The Taiwanese government has been urged by local telecom operators to set a clear timetable for wireless broadband development to help the country catch up with other countries in East Asia.
The operators made their appeal following reports that the Taiwanese government is likely to issue licenses for high-speed 4G wireless connectivity from July 2013 at the earliest, one to two years ahead of the original schedule.
Josephine Juan, a spokeswoman for Taiwan Mobile, one of the island's leading telecom operators, said that if the government intends to issue 4G licenses ahead of schedule it should make the development timetable clear to the public. Keeping potential participants in the 4G business well-informed is the best thing the government can do to help service providers chart their business strategies for future development, Juan said.
The government's original timetable for 4G communications development set implementation for July 2015 and commercial launch for 2017.
Taiwan Mobile chairman Richard Tsai said he urged the government to issue 4G licenses by June 2013 because wireless networking has become a lifestyle trend. Tsai cited as support for his argument an estimate by a Japanese telecom that sales in wireless networking will nearly double every year.
National Science Council head Cyrus CY Chu has warned that if Taiwan fails to speed up its development of 4G networks, it will lose its lead in the information and communications technology business. Chu said that South Korea, one of Taiwan's major competitors in the global hi-tech business, has allowed two of its telecom operators to provide 4G networking services, leaving Taiwan lagging behind.

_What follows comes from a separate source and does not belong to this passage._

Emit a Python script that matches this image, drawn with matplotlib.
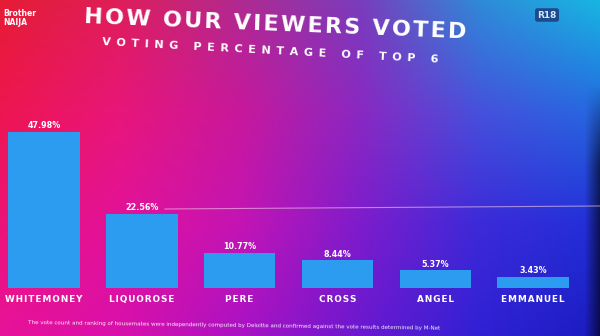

Douglas Hsu, chairman of Far EasTone Telecommunications, said he would be delighted to see the government move up its schedule for issuing 4G licenses. But he cautioned that the technology will need support from sound infrastructure and other supplementary measures to succeed.
A representative from the local telecom business, who asked not to be named, said that local residents' opposition to the construction of base stations in their neighborhoods may pose a potential problem for telecom operators hoping to develop 4G networks. Another thorny issue will be how to price 4G services, because the fees for current fixed-line and mobile communications services are on the decline, impacting telecom operators' profitability, the representative said.